> DO THIS: Only the lines from the line containing "Clone this diagram in TikZ." to the line containing "(y1720) [year, text=amber]", with both of those lines, are to be repeated exactly. Leave the images out.

--- start of RECORD SET ---

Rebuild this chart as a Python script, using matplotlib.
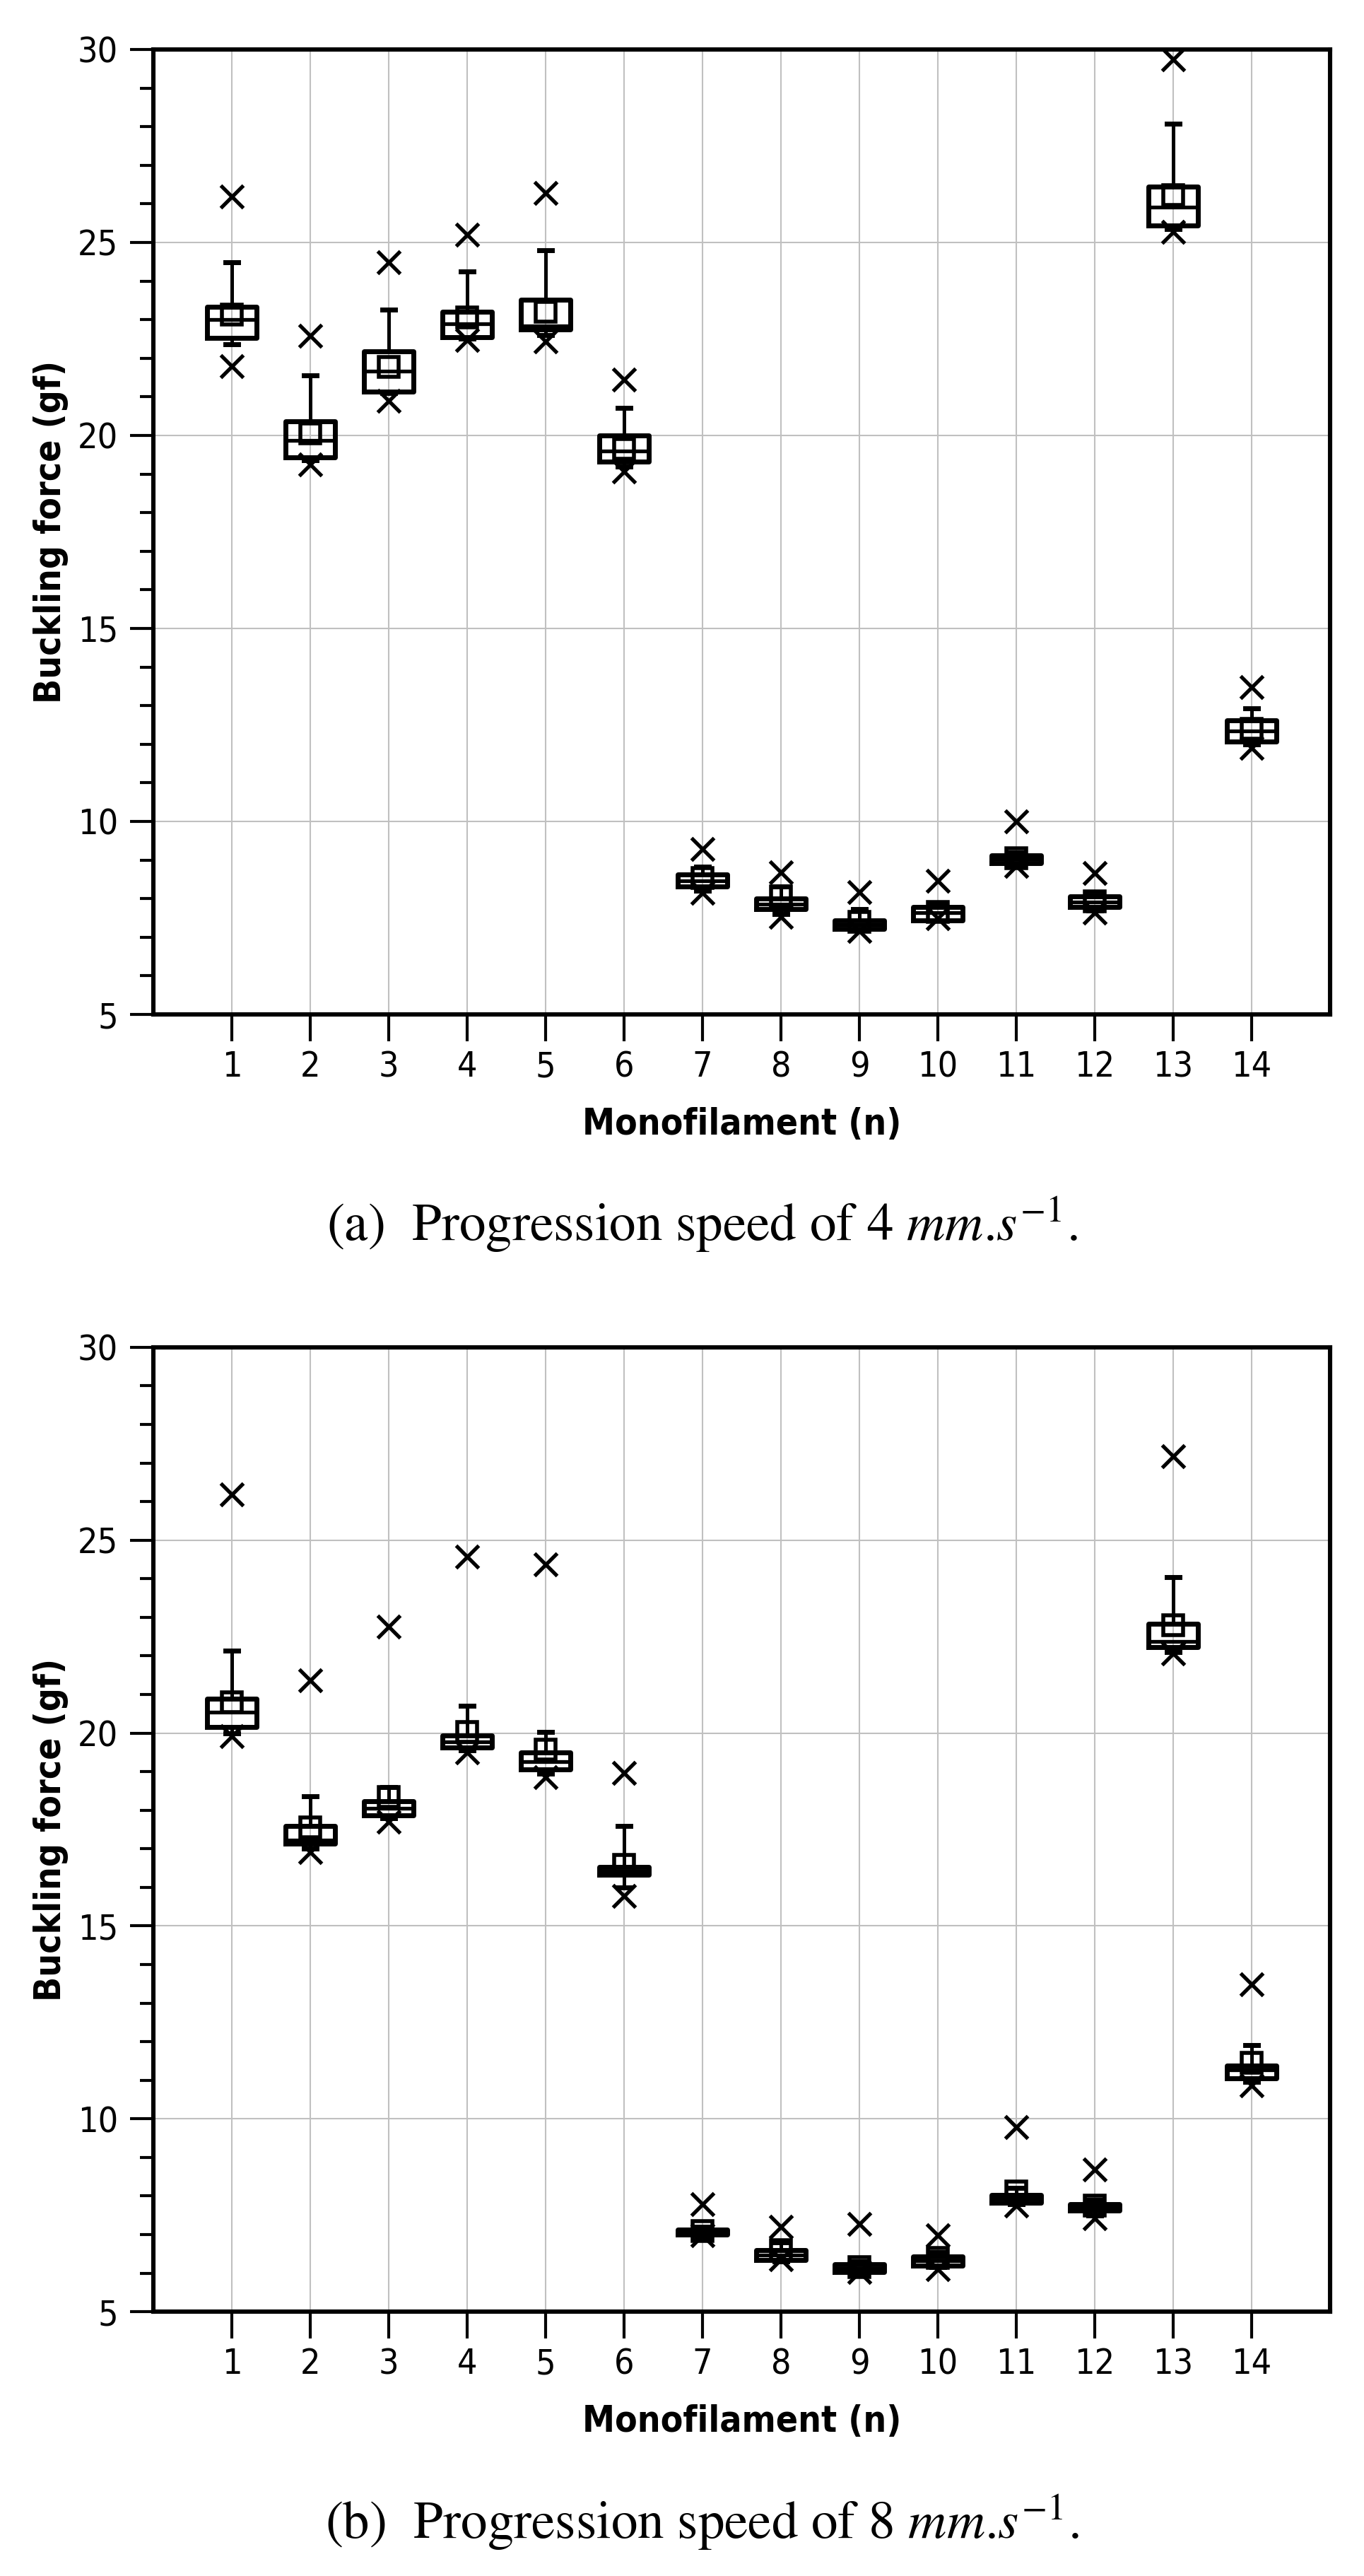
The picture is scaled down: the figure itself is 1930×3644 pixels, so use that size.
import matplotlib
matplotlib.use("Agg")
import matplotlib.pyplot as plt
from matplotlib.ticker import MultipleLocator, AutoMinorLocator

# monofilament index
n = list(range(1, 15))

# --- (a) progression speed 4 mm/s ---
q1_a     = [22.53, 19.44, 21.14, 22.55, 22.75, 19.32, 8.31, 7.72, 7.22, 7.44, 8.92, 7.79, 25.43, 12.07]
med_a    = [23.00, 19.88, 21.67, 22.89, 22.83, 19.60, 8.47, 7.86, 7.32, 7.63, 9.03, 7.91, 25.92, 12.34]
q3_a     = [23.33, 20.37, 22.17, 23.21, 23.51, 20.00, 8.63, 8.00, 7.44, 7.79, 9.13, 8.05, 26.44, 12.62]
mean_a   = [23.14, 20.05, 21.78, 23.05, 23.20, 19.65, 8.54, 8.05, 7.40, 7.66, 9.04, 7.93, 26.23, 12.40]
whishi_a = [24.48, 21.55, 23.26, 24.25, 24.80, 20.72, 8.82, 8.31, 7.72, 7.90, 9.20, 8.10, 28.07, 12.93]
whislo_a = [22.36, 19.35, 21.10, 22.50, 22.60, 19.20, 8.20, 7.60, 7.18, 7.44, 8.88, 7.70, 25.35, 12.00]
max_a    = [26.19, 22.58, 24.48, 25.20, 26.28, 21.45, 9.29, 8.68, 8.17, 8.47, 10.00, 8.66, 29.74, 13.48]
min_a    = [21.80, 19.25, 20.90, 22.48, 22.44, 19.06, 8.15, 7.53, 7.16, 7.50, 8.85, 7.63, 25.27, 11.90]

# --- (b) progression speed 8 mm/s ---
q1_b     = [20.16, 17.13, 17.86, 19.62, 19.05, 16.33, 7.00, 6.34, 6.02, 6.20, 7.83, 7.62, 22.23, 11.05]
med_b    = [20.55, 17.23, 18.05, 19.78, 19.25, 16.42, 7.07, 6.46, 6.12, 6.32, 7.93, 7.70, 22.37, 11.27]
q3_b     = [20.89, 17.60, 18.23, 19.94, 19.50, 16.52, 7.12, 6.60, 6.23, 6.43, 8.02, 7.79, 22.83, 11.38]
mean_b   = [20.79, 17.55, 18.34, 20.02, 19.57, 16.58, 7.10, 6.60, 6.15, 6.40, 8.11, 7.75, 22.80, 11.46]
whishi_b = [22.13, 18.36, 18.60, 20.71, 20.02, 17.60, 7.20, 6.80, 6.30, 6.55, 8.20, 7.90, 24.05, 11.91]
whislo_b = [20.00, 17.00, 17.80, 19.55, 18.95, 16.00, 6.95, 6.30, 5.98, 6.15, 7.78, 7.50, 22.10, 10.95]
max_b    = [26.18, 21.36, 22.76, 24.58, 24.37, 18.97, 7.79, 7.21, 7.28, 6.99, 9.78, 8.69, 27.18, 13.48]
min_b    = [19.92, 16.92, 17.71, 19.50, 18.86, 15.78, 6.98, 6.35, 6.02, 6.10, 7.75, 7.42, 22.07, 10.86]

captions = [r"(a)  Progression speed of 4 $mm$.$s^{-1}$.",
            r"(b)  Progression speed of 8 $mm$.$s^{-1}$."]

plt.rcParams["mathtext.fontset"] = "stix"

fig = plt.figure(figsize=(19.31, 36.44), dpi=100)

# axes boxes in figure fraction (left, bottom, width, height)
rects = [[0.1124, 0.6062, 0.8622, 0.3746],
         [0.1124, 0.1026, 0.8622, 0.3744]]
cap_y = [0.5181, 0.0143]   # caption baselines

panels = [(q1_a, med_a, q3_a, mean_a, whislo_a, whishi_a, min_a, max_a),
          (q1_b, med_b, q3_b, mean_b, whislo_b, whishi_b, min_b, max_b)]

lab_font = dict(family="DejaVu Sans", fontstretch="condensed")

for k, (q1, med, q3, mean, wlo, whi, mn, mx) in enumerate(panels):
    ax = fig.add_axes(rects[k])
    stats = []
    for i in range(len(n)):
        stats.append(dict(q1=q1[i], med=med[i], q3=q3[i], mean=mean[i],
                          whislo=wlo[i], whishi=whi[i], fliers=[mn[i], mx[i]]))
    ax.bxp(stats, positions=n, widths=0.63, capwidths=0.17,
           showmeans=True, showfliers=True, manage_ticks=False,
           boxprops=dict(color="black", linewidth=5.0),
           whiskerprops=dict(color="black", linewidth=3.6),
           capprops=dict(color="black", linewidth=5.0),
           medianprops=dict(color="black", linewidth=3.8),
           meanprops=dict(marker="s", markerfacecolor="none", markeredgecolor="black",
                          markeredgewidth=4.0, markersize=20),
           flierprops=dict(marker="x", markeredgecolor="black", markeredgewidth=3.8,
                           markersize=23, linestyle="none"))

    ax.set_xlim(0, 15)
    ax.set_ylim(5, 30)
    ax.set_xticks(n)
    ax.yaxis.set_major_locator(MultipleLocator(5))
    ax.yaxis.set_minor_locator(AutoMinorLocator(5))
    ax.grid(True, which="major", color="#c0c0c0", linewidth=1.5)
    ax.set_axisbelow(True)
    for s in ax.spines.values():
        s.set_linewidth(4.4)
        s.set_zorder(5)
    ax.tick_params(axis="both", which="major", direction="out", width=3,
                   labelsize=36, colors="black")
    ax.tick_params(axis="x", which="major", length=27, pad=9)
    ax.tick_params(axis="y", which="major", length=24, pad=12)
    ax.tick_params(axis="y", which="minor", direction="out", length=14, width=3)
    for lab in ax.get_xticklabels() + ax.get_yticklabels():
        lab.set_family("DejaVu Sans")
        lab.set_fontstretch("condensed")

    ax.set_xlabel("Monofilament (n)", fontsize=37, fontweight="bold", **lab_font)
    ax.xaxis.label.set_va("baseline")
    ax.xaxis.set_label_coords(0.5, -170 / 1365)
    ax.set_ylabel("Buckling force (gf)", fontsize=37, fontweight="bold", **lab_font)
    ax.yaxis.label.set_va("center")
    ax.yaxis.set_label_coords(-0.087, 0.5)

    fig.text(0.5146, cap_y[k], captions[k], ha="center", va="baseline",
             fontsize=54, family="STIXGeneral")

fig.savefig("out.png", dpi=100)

--- end of RECORD SET ---
--- start of RECORD SET ---

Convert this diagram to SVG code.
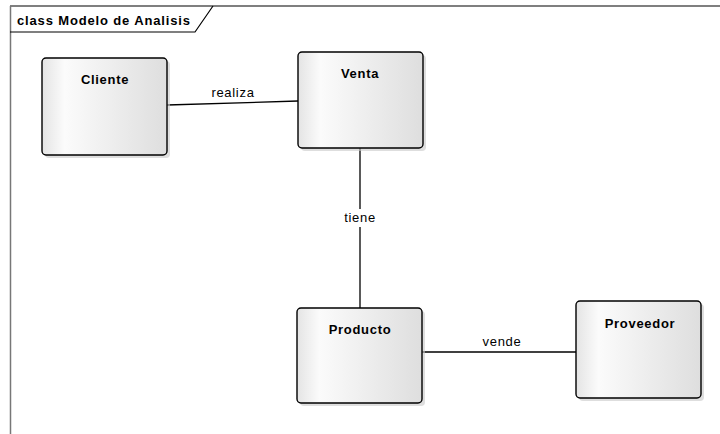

--- end of RECORD SET ---
--- start of RECORD SET ---

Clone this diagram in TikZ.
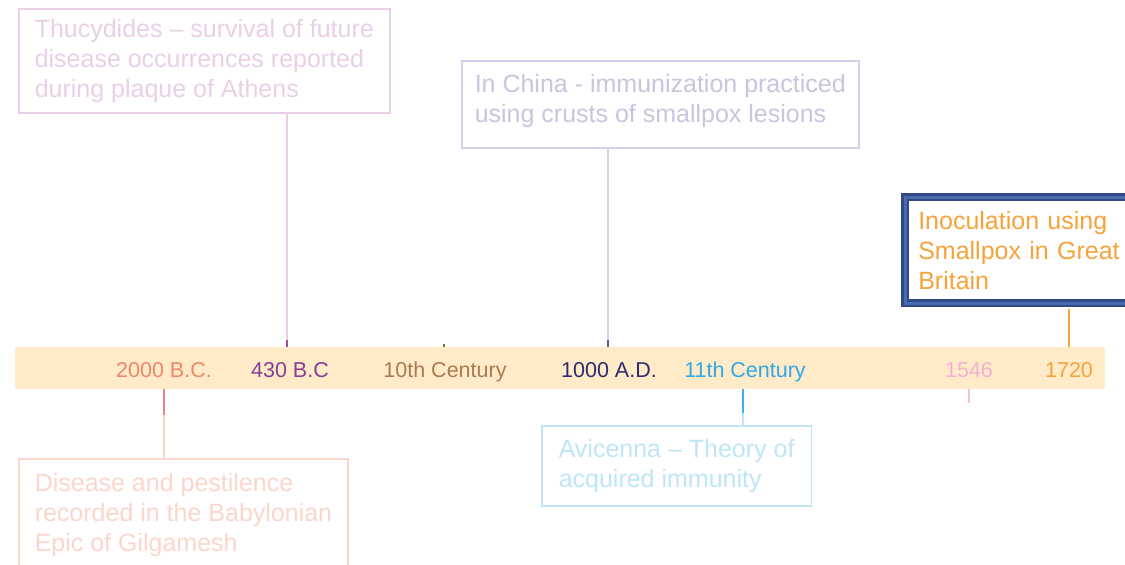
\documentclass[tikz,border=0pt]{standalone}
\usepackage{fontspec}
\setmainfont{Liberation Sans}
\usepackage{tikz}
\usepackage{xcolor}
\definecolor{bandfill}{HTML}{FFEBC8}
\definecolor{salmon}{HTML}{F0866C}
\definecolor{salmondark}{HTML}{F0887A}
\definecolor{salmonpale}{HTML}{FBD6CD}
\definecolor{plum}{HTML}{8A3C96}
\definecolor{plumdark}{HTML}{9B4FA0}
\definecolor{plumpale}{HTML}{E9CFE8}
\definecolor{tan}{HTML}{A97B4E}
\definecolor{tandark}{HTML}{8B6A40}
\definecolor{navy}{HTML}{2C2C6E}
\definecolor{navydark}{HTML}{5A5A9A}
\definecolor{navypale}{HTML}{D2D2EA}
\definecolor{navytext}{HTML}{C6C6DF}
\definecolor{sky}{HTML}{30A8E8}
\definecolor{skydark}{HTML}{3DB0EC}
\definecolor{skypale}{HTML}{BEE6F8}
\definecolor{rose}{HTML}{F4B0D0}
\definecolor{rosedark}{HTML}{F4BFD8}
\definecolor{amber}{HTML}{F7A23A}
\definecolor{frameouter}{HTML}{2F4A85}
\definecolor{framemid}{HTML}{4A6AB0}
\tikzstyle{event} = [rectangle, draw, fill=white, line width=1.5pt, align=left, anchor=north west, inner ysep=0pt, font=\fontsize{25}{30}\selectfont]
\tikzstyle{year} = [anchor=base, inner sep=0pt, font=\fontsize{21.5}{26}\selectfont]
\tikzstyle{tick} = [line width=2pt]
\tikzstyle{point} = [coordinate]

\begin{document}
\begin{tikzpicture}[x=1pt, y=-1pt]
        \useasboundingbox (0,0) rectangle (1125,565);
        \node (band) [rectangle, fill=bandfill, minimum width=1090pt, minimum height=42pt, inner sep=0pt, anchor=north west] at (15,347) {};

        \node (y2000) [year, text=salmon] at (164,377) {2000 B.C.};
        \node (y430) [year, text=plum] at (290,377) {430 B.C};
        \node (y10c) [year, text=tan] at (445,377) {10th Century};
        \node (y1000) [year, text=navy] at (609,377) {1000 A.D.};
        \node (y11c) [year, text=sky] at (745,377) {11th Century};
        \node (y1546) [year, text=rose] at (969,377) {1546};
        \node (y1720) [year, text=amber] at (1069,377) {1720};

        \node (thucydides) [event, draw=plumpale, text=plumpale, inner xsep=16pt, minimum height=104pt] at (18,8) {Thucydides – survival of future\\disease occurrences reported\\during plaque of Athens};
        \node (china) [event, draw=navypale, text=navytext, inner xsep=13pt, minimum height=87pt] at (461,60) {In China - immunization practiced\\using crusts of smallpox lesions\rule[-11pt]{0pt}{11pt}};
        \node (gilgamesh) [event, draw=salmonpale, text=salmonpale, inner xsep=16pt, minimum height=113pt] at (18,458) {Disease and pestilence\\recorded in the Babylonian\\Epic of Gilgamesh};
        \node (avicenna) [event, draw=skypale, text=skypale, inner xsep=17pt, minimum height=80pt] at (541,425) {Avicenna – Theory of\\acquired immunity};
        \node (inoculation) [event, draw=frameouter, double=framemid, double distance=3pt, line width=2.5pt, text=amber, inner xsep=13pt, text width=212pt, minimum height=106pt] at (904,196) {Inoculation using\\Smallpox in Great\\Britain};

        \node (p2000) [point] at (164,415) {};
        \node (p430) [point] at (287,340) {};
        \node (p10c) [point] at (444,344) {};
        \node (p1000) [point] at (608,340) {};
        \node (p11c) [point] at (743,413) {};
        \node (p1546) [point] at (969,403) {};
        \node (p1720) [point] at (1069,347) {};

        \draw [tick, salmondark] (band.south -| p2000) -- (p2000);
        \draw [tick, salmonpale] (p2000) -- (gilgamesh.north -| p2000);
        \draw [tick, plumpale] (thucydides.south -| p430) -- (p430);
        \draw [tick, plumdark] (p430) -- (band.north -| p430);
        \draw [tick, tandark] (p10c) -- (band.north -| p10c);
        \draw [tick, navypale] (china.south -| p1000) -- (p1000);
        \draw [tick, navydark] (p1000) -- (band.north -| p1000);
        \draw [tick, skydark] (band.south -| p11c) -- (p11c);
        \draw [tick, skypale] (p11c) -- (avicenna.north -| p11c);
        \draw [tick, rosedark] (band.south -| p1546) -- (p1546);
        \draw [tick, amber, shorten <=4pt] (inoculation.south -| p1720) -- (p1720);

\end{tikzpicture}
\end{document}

--- end of RECORD SET ---

> FULL RESPONSE:
Clone this diagram in TikZ.
\documentclass[tikz,border=0pt]{standalone}
\usepackage{fontspec}
\setmainfont{Liberation Sans}
\usepackage{tikz}
\usepackage{xcolor}
\definecolor{bandfill}{HTML}{FFEBC8}
\definecolor{salmon}{HTML}{F0866C}
\definecolor{salmondark}{HTML}{F0887A}
\definecolor{salmonpale}{HTML}{FBD6CD}
\definecolor{plum}{HTML}{8A3C96}
\definecolor{plumdark}{HTML}{9B4FA0}
\definecolor{plumpale}{HTML}{E9CFE8}
\definecolor{tan}{HTML}{A97B4E}
\definecolor{tandark}{HTML}{8B6A40}
\definecolor{navy}{HTML}{2C2C6E}
\definecolor{navydark}{HTML}{5A5A9A}
\definecolor{navypale}{HTML}{D2D2EA}
\definecolor{navytext}{HTML}{C6C6DF}
\definecolor{sky}{HTML}{30A8E8}
\definecolor{skydark}{HTML}{3DB0EC}
\definecolor{skypale}{HTML}{BEE6F8}
\definecolor{rose}{HTML}{F4B0D0}
\definecolor{rosedark}{HTML}{F4BFD8}
\definecolor{amber}{HTML}{F7A23A}
\definecolor{frameouter}{HTML}{2F4A85}
\definecolor{framemid}{HTML}{4A6AB0}
\tikzstyle{event} = [rectangle, draw, fill=white, line width=1.5pt, align=left, anchor=north west, inner ysep=0pt, font=\fontsize{25}{30}\selectfont]
\tikzstyle{year} = [anchor=base, inner sep=0pt, font=\fontsize{21.5}{26}\selectfont]
\tikzstyle{tick} = [line width=2pt]
\tikzstyle{point} = [coordinate]

\begin{document}
\begin{tikzpicture}[x=1pt, y=-1pt]
        \useasboundingbox (0,0) rectangle (1125,565);
        \node (band) [rectangle, fill=bandfill, minimum width=1090pt, minimum height=42pt, inner sep=0pt, anchor=north west] at (15,347) {};

        \node (y2000) [year, text=salmon] at (164,377) {2000 B.C.};
        \node (y430) [year, text=plum] at (290,377) {430 B.C};
        \node (y10c) [year, text=tan] at (445,377) {10th Century};
        \node (y1000) [year, text=navy] at (609,377) {1000 A.D.};
        \node (y11c) [year, text=sky] at (745,377) {11th Century};
        \node (y1546) [year, text=rose] at (969,377) {1546};
        \node (y1720) [year, text=amber] at (1069,377) {1720};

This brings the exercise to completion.